_WHAT THE TASK REQUIRES_
Scan the following material for the string "this" and copy each line in which it appears.
####################
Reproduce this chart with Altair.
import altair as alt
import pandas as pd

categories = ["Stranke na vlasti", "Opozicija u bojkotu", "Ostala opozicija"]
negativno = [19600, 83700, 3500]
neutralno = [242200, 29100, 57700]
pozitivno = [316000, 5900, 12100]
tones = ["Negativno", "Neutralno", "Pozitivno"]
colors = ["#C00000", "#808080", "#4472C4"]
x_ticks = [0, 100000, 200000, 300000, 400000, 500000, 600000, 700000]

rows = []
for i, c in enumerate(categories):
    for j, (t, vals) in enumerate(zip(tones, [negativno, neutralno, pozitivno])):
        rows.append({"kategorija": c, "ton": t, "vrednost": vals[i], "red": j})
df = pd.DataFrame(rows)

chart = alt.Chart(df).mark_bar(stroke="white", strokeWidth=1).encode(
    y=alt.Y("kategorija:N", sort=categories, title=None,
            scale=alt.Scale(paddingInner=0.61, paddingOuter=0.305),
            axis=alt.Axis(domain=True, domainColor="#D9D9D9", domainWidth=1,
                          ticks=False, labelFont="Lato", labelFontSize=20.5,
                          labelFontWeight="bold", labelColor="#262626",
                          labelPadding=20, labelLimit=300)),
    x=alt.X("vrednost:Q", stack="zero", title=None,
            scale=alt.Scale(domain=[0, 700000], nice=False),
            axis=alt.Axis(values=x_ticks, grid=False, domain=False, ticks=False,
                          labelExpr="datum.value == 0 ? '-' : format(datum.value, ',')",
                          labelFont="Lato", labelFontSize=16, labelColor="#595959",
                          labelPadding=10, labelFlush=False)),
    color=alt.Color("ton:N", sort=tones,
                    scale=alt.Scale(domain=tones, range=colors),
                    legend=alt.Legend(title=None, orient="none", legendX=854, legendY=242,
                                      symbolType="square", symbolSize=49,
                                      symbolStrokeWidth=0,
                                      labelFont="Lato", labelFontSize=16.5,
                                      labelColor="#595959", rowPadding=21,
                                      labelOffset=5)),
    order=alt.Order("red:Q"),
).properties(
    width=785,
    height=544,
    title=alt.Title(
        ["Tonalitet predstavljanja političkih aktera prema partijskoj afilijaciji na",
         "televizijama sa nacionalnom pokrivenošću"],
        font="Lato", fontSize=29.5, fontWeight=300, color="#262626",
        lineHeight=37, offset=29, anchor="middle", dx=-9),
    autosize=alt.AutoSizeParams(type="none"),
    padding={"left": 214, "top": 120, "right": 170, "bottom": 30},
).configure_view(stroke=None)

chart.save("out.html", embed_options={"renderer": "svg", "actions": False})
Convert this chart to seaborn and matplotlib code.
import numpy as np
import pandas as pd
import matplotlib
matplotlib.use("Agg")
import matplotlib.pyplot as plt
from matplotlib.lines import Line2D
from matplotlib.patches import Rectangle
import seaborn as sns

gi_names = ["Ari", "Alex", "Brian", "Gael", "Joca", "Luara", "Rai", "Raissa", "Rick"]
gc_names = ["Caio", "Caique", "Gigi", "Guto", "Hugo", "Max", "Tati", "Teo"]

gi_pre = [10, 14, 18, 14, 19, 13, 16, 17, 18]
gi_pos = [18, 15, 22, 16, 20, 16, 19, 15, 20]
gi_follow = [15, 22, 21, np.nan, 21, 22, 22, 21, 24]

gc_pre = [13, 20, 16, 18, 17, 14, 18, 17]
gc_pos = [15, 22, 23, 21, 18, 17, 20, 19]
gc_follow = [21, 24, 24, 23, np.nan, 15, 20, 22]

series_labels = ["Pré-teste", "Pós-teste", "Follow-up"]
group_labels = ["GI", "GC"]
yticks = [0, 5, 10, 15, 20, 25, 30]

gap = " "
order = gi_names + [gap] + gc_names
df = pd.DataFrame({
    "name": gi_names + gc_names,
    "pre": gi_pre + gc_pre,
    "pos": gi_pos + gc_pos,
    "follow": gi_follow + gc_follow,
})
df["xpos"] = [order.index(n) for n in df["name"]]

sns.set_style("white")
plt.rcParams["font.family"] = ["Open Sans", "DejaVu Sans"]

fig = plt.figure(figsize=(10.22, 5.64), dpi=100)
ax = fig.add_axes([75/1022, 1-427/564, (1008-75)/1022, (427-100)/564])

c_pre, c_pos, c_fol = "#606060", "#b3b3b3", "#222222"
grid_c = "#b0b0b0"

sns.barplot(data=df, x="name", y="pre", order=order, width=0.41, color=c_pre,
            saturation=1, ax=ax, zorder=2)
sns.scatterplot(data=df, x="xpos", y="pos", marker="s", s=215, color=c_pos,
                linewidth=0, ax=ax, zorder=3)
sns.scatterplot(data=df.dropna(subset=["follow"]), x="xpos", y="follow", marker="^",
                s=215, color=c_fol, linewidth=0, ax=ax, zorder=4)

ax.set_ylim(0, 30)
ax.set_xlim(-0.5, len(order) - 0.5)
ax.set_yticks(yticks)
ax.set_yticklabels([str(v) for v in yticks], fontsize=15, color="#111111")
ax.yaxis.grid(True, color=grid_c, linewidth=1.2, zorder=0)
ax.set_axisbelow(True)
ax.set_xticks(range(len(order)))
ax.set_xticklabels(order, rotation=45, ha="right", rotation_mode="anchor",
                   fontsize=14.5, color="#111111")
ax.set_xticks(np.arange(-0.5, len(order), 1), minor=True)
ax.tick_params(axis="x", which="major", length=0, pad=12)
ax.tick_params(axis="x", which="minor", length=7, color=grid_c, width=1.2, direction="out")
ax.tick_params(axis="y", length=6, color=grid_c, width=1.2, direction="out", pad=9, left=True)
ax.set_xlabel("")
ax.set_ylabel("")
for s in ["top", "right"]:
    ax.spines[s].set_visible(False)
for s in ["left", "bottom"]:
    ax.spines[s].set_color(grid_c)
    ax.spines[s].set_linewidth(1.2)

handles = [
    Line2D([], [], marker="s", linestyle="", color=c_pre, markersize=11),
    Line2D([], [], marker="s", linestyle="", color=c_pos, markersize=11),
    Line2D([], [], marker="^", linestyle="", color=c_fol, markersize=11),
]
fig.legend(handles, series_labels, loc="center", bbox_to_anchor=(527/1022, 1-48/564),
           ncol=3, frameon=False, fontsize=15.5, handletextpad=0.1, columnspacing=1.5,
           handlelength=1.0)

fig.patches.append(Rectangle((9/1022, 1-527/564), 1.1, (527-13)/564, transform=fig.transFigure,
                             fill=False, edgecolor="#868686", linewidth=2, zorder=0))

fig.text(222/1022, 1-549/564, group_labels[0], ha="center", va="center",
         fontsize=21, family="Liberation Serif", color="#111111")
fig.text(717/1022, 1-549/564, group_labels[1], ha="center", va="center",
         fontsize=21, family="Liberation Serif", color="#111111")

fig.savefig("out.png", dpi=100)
####################
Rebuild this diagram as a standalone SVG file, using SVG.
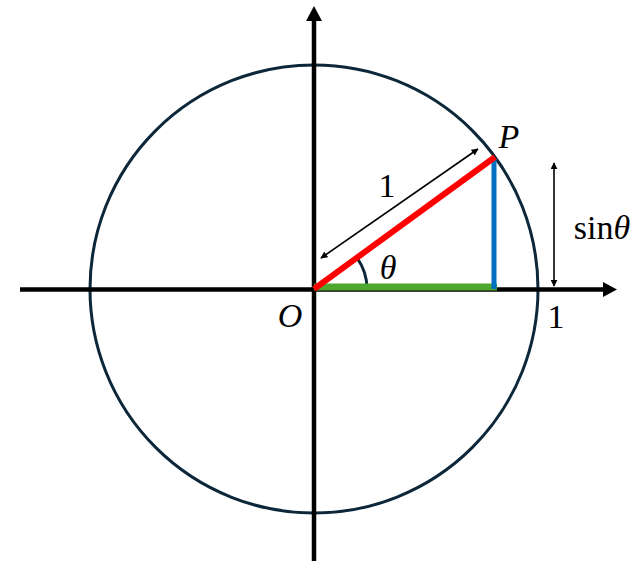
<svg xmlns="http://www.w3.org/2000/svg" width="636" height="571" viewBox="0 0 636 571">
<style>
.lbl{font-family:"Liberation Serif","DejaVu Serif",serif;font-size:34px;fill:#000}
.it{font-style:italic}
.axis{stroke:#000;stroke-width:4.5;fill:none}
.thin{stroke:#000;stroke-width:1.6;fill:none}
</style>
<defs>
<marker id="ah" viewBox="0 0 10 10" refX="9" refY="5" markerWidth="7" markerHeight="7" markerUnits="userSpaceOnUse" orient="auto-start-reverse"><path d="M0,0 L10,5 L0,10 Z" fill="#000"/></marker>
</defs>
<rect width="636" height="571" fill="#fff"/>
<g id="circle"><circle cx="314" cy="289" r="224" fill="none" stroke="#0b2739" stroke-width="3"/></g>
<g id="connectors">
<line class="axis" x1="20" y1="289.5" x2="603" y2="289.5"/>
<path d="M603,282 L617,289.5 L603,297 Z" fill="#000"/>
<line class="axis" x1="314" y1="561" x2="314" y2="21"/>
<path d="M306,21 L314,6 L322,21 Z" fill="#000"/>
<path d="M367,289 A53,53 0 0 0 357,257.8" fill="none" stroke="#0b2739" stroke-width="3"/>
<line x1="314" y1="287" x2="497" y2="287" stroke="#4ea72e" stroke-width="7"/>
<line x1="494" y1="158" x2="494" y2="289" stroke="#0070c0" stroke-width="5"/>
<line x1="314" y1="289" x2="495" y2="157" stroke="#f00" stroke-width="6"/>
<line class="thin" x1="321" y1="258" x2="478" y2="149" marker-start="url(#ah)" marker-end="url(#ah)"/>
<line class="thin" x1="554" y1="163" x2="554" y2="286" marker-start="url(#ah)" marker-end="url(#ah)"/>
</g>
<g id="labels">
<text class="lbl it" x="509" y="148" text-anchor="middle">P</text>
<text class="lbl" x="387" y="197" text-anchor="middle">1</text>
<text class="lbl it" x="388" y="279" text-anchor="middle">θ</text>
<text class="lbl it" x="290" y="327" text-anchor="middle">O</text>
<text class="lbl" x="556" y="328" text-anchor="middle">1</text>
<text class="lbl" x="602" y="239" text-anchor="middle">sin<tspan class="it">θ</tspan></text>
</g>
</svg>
####################
_RESPONSE_
Reproduce this chart with Altair.
Convert this chart to seaborn and matplotlib code.
Rebuild this diagram as a standalone SVG file, using SVG.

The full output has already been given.